▶ **GIVEN REQUEST**
Filter these entries, keeping only lines that hold the word "this".

▶ **SUPPLIED MATERIAL**
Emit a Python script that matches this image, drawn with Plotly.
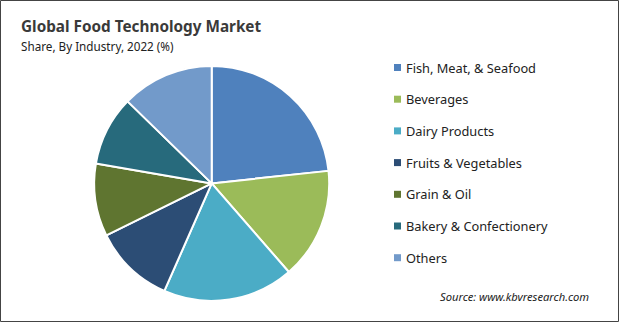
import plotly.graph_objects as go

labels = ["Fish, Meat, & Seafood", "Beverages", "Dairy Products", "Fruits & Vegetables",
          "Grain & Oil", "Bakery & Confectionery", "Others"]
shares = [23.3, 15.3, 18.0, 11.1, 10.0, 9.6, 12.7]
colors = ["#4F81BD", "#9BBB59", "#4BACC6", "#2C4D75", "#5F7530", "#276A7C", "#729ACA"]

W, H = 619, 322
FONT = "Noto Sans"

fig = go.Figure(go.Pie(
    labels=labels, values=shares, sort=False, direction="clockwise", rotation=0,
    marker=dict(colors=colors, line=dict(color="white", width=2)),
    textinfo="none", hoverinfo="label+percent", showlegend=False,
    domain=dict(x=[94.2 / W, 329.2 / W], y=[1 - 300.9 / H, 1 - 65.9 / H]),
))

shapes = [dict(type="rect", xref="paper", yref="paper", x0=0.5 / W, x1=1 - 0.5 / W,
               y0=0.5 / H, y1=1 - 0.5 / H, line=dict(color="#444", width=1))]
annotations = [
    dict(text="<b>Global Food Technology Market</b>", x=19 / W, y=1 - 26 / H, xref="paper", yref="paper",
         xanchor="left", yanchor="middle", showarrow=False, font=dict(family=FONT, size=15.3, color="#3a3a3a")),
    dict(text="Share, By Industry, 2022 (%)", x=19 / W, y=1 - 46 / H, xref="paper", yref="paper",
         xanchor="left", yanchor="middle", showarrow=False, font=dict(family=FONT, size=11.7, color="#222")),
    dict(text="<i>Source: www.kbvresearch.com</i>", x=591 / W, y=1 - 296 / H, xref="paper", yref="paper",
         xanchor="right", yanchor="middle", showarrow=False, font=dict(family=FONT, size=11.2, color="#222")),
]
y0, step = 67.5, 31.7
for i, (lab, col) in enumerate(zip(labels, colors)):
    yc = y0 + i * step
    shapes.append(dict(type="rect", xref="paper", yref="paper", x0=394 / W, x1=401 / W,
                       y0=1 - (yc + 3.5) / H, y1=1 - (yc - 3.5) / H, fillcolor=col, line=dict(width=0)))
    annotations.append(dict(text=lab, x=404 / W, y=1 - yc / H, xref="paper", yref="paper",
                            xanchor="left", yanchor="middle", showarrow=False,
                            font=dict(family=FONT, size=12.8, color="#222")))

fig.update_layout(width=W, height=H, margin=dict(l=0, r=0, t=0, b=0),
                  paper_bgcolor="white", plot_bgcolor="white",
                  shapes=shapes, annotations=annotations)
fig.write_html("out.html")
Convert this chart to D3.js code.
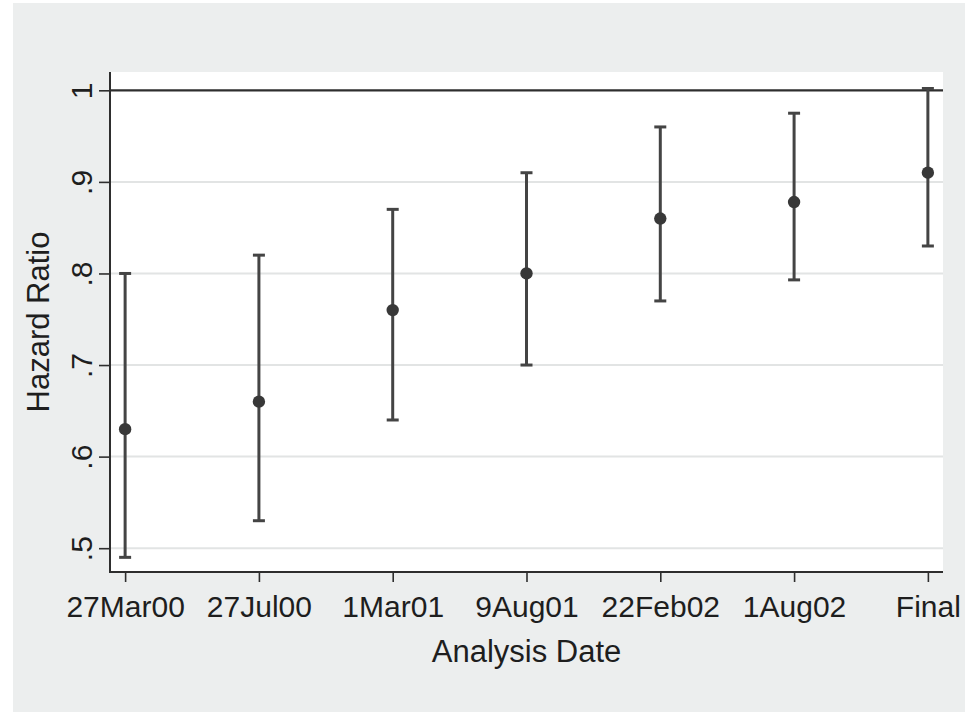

▶ **RESULT BELOW**
Emit a Python script that matches this image, drawn with Plotly.
Convert this chart to D3.js code.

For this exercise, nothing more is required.